Dude, your fonts look all weird in Chrome, like im having double vision.

Jyri Engestrom
May 27th, 2010 at 1:32 am (#)

What platform and Chrome version are you running?

Neil
May 27th, 2010 at 1:56 am (#)

Windows 7 pro with chrome 5.0.375.55(should be the latest) Here is a screen shot http://goo.gl/Xpbd see how the fonts look slightly broken like they are written with a pencil? It’s minimal dude…I’m just being a perfectionist.

Jyri
May 27th, 2010 at 2:38 am (#)

Thanks for reporting the issue, and sorry about the degraded readability. Typekit, which is the service responsible for the fonts, claims to support Chrome across platforms. My buddy Ryan who implemented this blog did a bit of poking around, and we’re not sure that there would be a fix. One hypothesis is that it could be a bug in your system (a Google search reveals a few instances of Windows/Chrome having buggy anti-aliasing behavior).

Neil
May 27th, 2010 at 3:13 am (#)

Initially thats what I thought, but my system is up-to-date as much as you can get. The problem doesnt really exist in FF or in ubuntu linux. Seems its a windows/chrome problem.

Greg
July 24th, 2010 at 5:37 am (#)

I agree that Apple has the best business model right now. Meaning, they seem to have made great decisions and have great marketing to maximize profits. That being said, I am more excited about the world that Google seems to be building in many ways.

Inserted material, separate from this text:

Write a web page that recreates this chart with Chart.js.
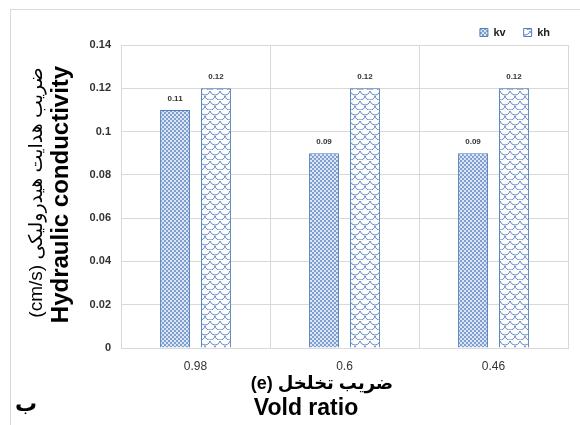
<!DOCTYPE html>
<html>
<head>
<meta charset="utf-8">
<script src="https://cdn.jsdelivr.net/npm/chart.js@4"></script>
<style>
	html, body { margin: 0; padding: 0; background: #fff; }
	#wrap { width: 580px; height: 425px; }
</style>
</head>
<body>
<div id="wrap"><canvas id="chart" width="580" height="425"></canvas></div>
<script>
// data
const categories = ['0.98', '0.6', '0.46'];
const kvValues = [0.11, 0.09, 0.09];
const khValues = [0.12, 0.12, 0.12];
const yTicks = [0, 0.02, 0.04, 0.06, 0.08, 0.1, 0.12, 0.14];

const blue = '#4f81bd';

// fine dotted fill of kv bars
function dotPattern() {
	const c = document.createElement('canvas');
	c.width = 4; c.height = 4;
	const g = c.getContext('2d');
	g.fillStyle = '#dbe5f3';
	g.fillRect(0, 0, 4, 4);
	g.fillStyle = '#7f9fd0';
	g.fillRect(0, 0, 2, 2);
	g.fillRect(2, 2, 2, 2);
	return g.createPattern(c, 'repeat');
}

// scale-like wave fill of kh bars
function wavePattern() {
	const c = document.createElement('canvas');
	c.width = 10; c.height = 10;
	const g = c.getContext('2d');
	g.fillStyle = '#ffffff';
	g.fillRect(0, 0, 10, 10);
	g.strokeStyle = '#6285c0';
	g.lineWidth = 1;
	g.beginPath();
	g.arc(5, 0, 5, 0.2, Math.PI - 0.2);
	g.stroke();
	g.beginPath();
	g.arc(0, 5, 5, 0.2, Math.PI / 2);
	g.stroke();
	g.beginPath();
	g.arc(10, 5, 5, Math.PI / 2, Math.PI - 0.2);
	g.stroke();
	return g.createPattern(c, 'repeat');
}

const pageFont = "'Liberation Sans', 'DejaVu Sans', sans-serif";

const extras = {
	id: 'extras',
	beforeDraw(chart) {
		const ctx = chart.ctx;
		ctx.save();
		ctx.strokeStyle = '#d9d9d9';
		ctx.lineWidth = 1;
		ctx.strokeRect(10.5, 9.5, 600, 500);
		ctx.restore();
	},
	afterDatasetsDraw(chart) {
		const ctx = chart.ctx;
		ctx.save();
		ctx.fillStyle = '#333';
		ctx.font = 'bold 8px ' + pageFont;
		ctx.textAlign = 'center';
		ctx.textBaseline = 'bottom';
		chart.data.datasets.forEach((ds, i) => {
			chart.getDatasetMeta(i).data.forEach((bar, j) => {
				ctx.fillText(String(ds.data[j]), bar.x, bar.y - 7);
			});
		});
		ctx.restore();
	},
	afterDraw(chart) {
		const ctx = chart.ctx;
		const a = chart.chartArea;
		ctx.save();
		ctx.fillStyle = '#000';
		ctx.textAlign = 'center';
		ctx.textBaseline = 'middle';
		// y axis titles
		const cy = (a.top + a.bottom) / 2;
		ctx.save();
		ctx.translate(37, cy - 4);
		ctx.rotate(-Math.PI / 2);
		ctx.font = '19px ' + pageFont;
		ctx.fillText('(cm/s) ضریب هدایت هیدرولیکی', 0, 0);
		ctx.restore();
		ctx.save();
		ctx.translate(61, cy - 2);
		ctx.rotate(-Math.PI / 2);
		ctx.font = 'bold 24px ' + pageFont;
		ctx.fillText('Hydraulic conductivity', 0, 0);
		ctx.restore();
		// x axis titles
		ctx.font = 'bold 18px ' + pageFont;
		ctx.fillText('(e) ضریب تخلخل', 322, 384);
		ctx.font = 'bold 23px ' + pageFont;
		ctx.fillText('Vold ratio', 306, 409);
		// panel letter
		ctx.font = 'bold 22px ' + pageFont;
		ctx.fillText('ب', 26, 405);
		ctx.restore();
	}
};

new Chart(document.getElementById('chart'), {
	type: 'bar',
	data: {
		labels: categories,
		datasets: [{
			label: 'kv',
			data: kvValues,
			backgroundColor: dotPattern(),
			borderColor: blue,
			borderWidth: 1,
			categoryPercentage: 0.55,
			barPercentage: 0.73
		}, {
			label: 'kh',
			data: khValues,
			backgroundColor: wavePattern(),
			borderColor: blue,
			borderWidth: 1,
			categoryPercentage: 0.55,
			barPercentage: 0.73
		}]
	},
	options: {
		responsive: false,
		animation: false,
		layout: { padding: { top: 9, right: 12, left: 0, bottom: 0 } },
		plugins: {
			legend: {
				position: 'top',
				align: 'end',
				maxHeight: 36,
				labels: {
					boxWidth: 8,
					boxHeight: 8,
					padding: 18,
					color: '#222',
					font: { family: pageFont, size: 11, weight: 'bold' }
				}
			},
			tooltip: { enabled: false }
		},
		scales: {
			x: {
				grid: { color: '#d9d9d9', offset: true, drawTicks: false },
				border: { color: '#d9d9d9' },
				ticks: {
					padding: 11,
					color: '#333',
					font: { family: pageFont, size: 12 }
				},
				afterFit: s => { s.height = 77; }
			},
			y: {
				min: 0,
				max: 0.14,
				afterBuildTicks: s => { s.ticks = yTicks.map(v => ({ value: v })); },
				grid: { color: '#d9d9d9', drawTicks: false },
				border: { color: '#d9d9d9' },
				ticks: {
					padding: 10,
					color: '#333',
					font: { family: pageFont, size: 11, weight: 'bold' },
					callback: v => String(+v.toFixed(2))
				},
				afterFit: s => { s.width = 121; }
			}
		}
	},
	plugins: [extras]
});
</script>
</body>
</html>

It is terribly obvious, but the most exciting thing Google has done is digitize much of the world and make it searchable. I like to think people will look at what Google built the same way we look at great monuments of ancient civilizations. And some of what Google has built will no doubt look ancient in the very near future. But these monuments needed to be built to spur this digital age on. We are only limited by our imagination about how we might use much of this information. I’m sure many of Google’s projects will never make back their investment, and some of it may wind up being of little use to anyone, but I am excited to see how the best of it is used. I am excited to see what is built on this foundation.

I love my Apple products, and Steve Jobs has made plenty on me, but I am much more excited about the impact that Google will have on my future than the iPad, iPhone 4, unibody macbook pro, etc.